Vitter Needs Only 10 Hours In Iraq
To Declare ‘The Surge Is Working Very, Very Well’
Think
Progress
Friday Aug 24, 2007
Yesterday, Sens. Lamar Alexander (R-TN) and Bob Corker (R-TN) returned
from a brief trip to Iraq, proclaiming that they saw “clear
success” on the ground. But their definitive claims of witnessing
success were seriously undermined
by their traveling partner, Sen. George Voinovich (R-OH), who admitted
to reporters that the senators had only
spent 10-14 hours in total in Iraq.
Now Sen. David Vitter (R-LA), the fourth member of the delegation, is
taking his turn at making sweeping
pronouncements of success in Iraq while downplaying the superficial
nature of his trip:
Vitter said the surge is working.
The United States has made significant strikes against Al Qaida terrorist
forces and reduced sectarian violence in the nation, he said.
Vitter said he met with the chief military commander in Iraq, U.S.
Army Gen. David Petraeus, for about 90 minutes.
“My bottom line conclusion is that the surge is working
very, very well,” said Vitter, who returned to the U.S.
late Tuesday night.
Vitter, who was recently embarrassed
in a prostitution scandal, is hoping that “the trip will help
him play a more hands-on role in the upcoming Senate debate”
over Iraq. “It was very, very helpful to see things on the ground,”
he said.
He is also seemingly hoping that the publicity for the trip will help
redeem his presently tattered image, as evidenced by his unusual pre-trip
media blitz. Despite a request by the military that the trip not be announced
until it was over, Vitter “sent an
announcement to his home state media late last week”:
Voinovich, who headed for a Florida vacation today, announced the Iraq
trip through his office, but only when he was leaving Baghdad late yesterday.
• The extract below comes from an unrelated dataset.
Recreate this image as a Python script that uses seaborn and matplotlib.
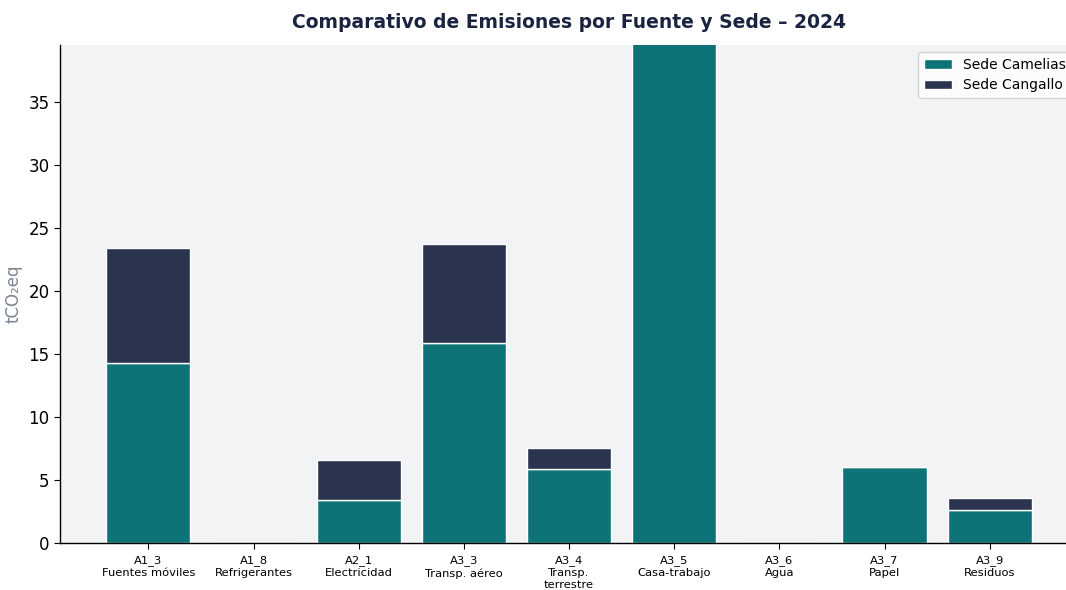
import numpy as np
import pandas as pd
import matplotlib
matplotlib.use("Agg")
import matplotlib.pyplot as plt
import seaborn as sns

# --------------------------------
# Data (tCO2eq per source and site)
# --------------------------------
codigos = ["A1_3", "A1_8", "A2_1", "A3_3", "A3_4", "A3_5", "A3_6", "A3_7", "A3_9"]
fuentes = ["Fuentes móviles", "Refrigerantes", "Electricidad", "Transp. aéreo",
           "Transp.\nterrestre", "Casa-trabajo", "Agua", "Papel", "Residuos"]
camelias = [14.3, 0.0, 3.4, 15.9, 5.9, 45.0, 0.0, 6.0, 2.6]
cangallo = [9.1, 0.0, 3.2, 7.8, 1.6, 0.0, 0.0, 0.0, 0.95]

etiquetas = [f"{c}\n{f}" for c, f in zip(codigos, fuentes)]
df = pd.DataFrame({"fuente": etiquetas, "Camelias": camelias, "Cangallo": cangallo})

col_camelias = "#0e7377"
col_cangallo = "#2a344f"

# --------------------------------
# Plot
# --------------------------------
sns.set_style("white")
plt.rcParams["font.family"] = ["DejaVu Sans"]
plt.rcParams["text.color"] = "black"
plt.rcParams["xtick.color"] = "black"
plt.rcParams["ytick.color"] = "black"

fig = plt.figure(figsize=(10.66, 5.9), dpi=100)
ax = fig.add_axes([0.0563, 0.0797, 0.955, 0.844])
ax.set_facecolor("#f2f3f5")

sns.barplot(data=df, x="fuente", y="Camelias", color=col_camelias, width=0.8,
            saturation=1, edgecolor="white", linewidth=1, label="Sede Camelias", ax=ax)
x = np.arange(len(df))
ax.bar(x, df["Cangallo"], bottom=df["Camelias"], width=0.8, color=col_cangallo,
       edgecolor="white", linewidth=1, label="Sede Cangallo")

ax.set_xlim(-0.84, len(df) - 1 + 0.84)
ax.set_ylim(0, 39.5)
ax.set_yticks(np.arange(0, 40, 5))
ax.tick_params(axis="y", labelsize=12, length=4, left=True)
ax.tick_params(axis="x", labelsize=8.25, length=4, pad=4.5, bottom=True)
for lbl in ax.get_xticklabels():
    lbl.set_linespacing(1.3)

ax.set_xlabel("")
ax.set_ylabel("tCO₂eq", fontsize=12, color="#7a8593")
ax.set_title("Comparativo de Emisiones por Fuente y Sede – 2024",
             fontsize=13.5, fontweight="bold", color="#1a2340", pad=12)

for s in ["top", "right"]:
    ax.spines[s].set_visible(False)
for s in ["left", "bottom"]:
    ax.spines[s].set_color("black")
    ax.spines[s].set_linewidth(1)

ax.legend(loc="upper right", fontsize=10, frameon=True, facecolor="white", edgecolor="#cccccc")

plt.savefig("out.png", dpi=100)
The whole thing was characterized by his staff as extremely hush-hush
until wheels-up.
Why, then, was his Louisiana colleague shouting it from the rooftops
in advance?
Vitter, in fact, sent an announcement to his home state media
late last week. In a statement that ran in Louisiana newspapers over
the weekend, Vitter said: “With an upcoming congressional debate
in September over the impact of the surge, I believe it is vitally important
to see the situation firsthand. Our policy should be formed by the real
general and soldiers on the ground, not the politicians - arm chair
generals - in Washington.”
Vitter included the identities of the other travelers, including Ohio’s
senior senator.
As former Washington Post Baghdad correspondent Jonathan Finer has noted,
“those who pass quickly through the war zone should stop ascribing
their epiphanies to what are largely ceremonial visits.”